_EXERCISE OBJECTIVE_.
Print the records below from the first line through the line containing "Career Readiness, Meaningful", both included, word for word.

_Source code of charts_.
· · · ·

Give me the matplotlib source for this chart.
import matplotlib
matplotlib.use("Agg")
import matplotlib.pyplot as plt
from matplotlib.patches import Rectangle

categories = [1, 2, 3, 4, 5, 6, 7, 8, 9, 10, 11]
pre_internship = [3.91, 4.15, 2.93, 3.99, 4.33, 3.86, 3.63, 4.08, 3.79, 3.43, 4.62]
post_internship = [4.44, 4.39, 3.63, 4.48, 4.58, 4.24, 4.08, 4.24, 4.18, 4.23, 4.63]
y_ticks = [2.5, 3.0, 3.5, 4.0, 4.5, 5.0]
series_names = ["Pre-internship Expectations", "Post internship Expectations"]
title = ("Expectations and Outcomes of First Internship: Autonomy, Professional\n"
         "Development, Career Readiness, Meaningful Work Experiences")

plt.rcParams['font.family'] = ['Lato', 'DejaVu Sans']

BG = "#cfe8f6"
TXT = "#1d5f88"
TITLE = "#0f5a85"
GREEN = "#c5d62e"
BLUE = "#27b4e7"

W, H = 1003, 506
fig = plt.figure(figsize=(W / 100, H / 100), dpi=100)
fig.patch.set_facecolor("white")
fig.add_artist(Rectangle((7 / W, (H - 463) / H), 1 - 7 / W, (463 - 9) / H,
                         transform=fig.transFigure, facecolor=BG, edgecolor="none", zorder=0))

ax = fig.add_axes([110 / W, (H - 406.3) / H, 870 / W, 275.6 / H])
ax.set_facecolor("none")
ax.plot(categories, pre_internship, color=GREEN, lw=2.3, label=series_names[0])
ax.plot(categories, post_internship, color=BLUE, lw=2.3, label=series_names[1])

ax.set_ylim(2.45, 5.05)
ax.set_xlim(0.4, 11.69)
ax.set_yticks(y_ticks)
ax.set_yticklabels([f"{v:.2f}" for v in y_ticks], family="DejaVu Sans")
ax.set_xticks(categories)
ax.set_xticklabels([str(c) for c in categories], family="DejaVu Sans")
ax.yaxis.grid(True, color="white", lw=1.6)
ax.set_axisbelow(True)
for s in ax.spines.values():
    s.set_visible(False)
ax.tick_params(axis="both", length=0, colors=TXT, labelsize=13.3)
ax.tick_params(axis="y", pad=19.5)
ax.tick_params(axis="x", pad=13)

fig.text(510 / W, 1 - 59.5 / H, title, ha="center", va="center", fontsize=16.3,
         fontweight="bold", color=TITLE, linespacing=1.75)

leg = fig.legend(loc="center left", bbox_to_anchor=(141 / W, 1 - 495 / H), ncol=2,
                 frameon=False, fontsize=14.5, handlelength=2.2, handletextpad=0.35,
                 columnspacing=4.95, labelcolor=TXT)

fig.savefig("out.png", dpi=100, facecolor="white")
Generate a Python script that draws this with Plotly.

· · · ·

_TASK ANSWER_.
Give me the matplotlib source for this chart.
import matplotlib
matplotlib.use("Agg")
import matplotlib.pyplot as plt
from matplotlib.patches import Rectangle

categories = [1, 2, 3, 4, 5, 6, 7, 8, 9, 10, 11]
pre_internship = [3.91, 4.15, 2.93, 3.99, 4.33, 3.86, 3.63, 4.08, 3.79, 3.43, 4.62]
post_internship = [4.44, 4.39, 3.63, 4.48, 4.58, 4.24, 4.08, 4.24, 4.18, 4.23, 4.63]
y_ticks = [2.5, 3.0, 3.5, 4.0, 4.5, 5.0]
series_names = ["Pre-internship Expectations", "Post internship Expectations"]
title = ("Expectations and Outcomes of First Internship: Autonomy, Professional\n"
         "Development, Career Readiness, Meaningful Work Experiences")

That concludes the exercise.